On comprend parfaitement les arguments développés par l'entreprise, laquelle trouvait aberrant d'être soumis au droit des procédures collectives, alors que certaines de ces dispositions ne pourraient trouver à s'appliquer. Mais l'argument ne pouvait prospérer. En premier lieu, les éléments avancés par le demandeur s'opposent certes à l'application de certaines des dispositions du régime des entreprises en difficulté, mais pas à toutes. En toute hypothèse, aucune disposition propre à France Télécom ne s'oppose à ce qu'elle puisse payer des cotisations à l'AGS. En second lieu, il est vrai que les trois quarts du personnel de France télécom ne sauraient dépendre du régime de la garantie des salaires, si d'aventure l'entreprise devait être soumise à une procédure collective, simplement parce qu'ils sont fonctionnaires (106 000 au 31 décembre 2002). Mais, pour le quart restant, la garantie de l'AGS pourrait trouver à s'appliquer, le cas échéant. En dernier lieu, la formulation même de l'article 1-1 de la loi modifiée du 2 juillet 1990 (loi n° 90-568 du 2 juillet 1990, relative à l'organisation du service public de la poste et des télécommunications N° Lexbase : L9430AXK) incitait à retenir la solution finalement affirmée. Dans la mesure où le principe est celui de la soumission au droit privé, et l'exception l'application des dispositions incompatibles de la loi, il semblait logique d'interpréter la réserve de manière restrictive, comme cela a été fait ici.

2. Les particularité de l'application des règles relatives à la garantie des salaires à France Télécom

2.1. Une application circonscrite à un petit nombre de salariés

La composition inédite du personnel de France Télécom (trois quarts de fonctionnaires, un quart de salariés) limite dans les faits l'utilité de la soumission de l'entreprise à l'AGS, puisqu'elle cotise essentiellement pour des agents qui ne pourront jamais relever du bénéfice de la garantie.

Comme l'avait souligné la doctrine au moment de la mise en place de l'AGS par la loi du 27 décembre 1973, le législateur a entendu instaurer un mécanisme de solidarité interentreprises, véritable système de "sécurité sociale des salaires" (F. Derrida , D. 1974, chron. XXV).

La situation de l'entreprise France Télécom n'est, à cet égard, pas si différente de la situation des travailleurs qui pratiquent la multiactivité et qui peuvent ainsi être appelés à cotiser à des régimes de Sécurité sociale dont ils ne relèvent pas en raison du caractère accessoire de l'activité au titre de laquelle ils sont contraints de cotiser.

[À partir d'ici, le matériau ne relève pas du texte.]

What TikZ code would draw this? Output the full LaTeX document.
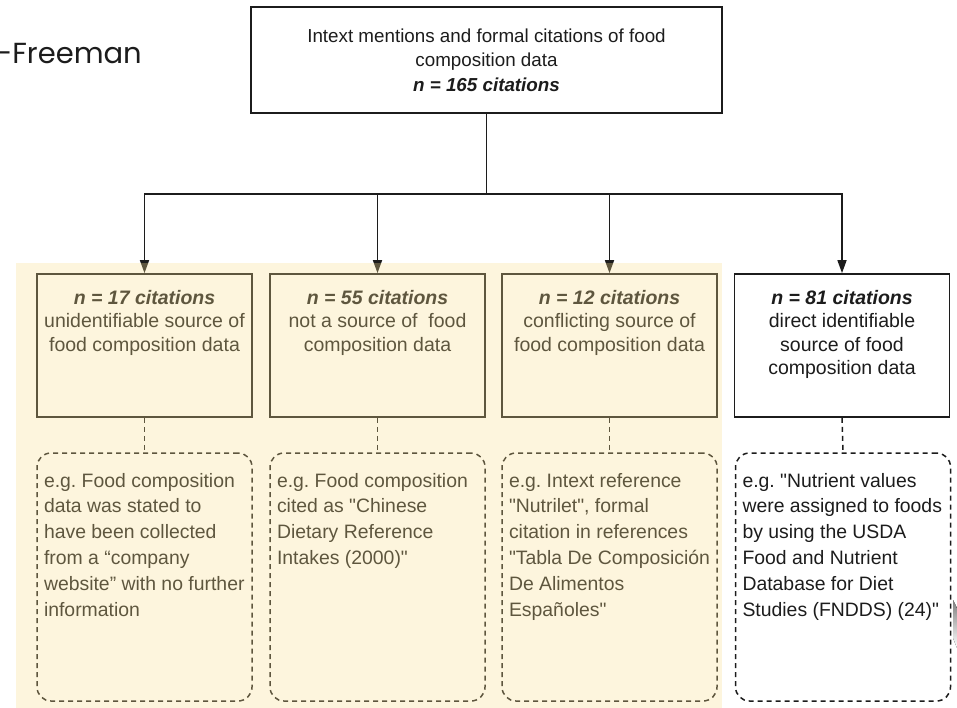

2.2. Une application fondée sur les principes de la solidarité et de la libre-concurrence

C'est d'ailleurs au nom de ce principe de solidarité que la doctrine approuve généralement ces décisions (en ce sens G. Couturier, Droit du travail, Les relations individuelles de travail, PUF ; Collection Droit fondamental Droit social, 3ème éd. 1996, n° 316).

Par ailleurs, et comme cela a été justement souligné (P. Coudert, L'application des procédures collectives aux entreprises publiques, Petites affiches du 14 septembre 1994, n° 110, p. 26), la dispense d'affiliation à l'AGS institue une forme d'inégalité entre les entreprises soumises au droit des sociétés et donc un facteur susceptible de fausser les règles de la concurrence puisque des sociétés, placées dans une position identique sur le marché, supportent des charges différentes.

Dans ces conditions, et comme nous l'avions pensé à l'époque (obs. préc. sous Cass. soc., 29 février 2000), la solution pourrait bien connaître l'application la plus large, en dépit des réserves émises par le Doyen Bernard Hatoux (préc.). Dans la mesure où la Cour de cassation déconnecte totalement la question de l'affiliation à l'AGS de celle de l'effectivité des garanties accordées au personnel de ces entreprises, et ce au nom du principe de solidarité et de respect des règles de la concurrence, on conçoit mal quelles pourraient être les dispositions propres à ces entreprises qui pourraient juridiquement s'opposer à ce qu'elles doivent s'affilier à l'AGS, même à fonds perdus.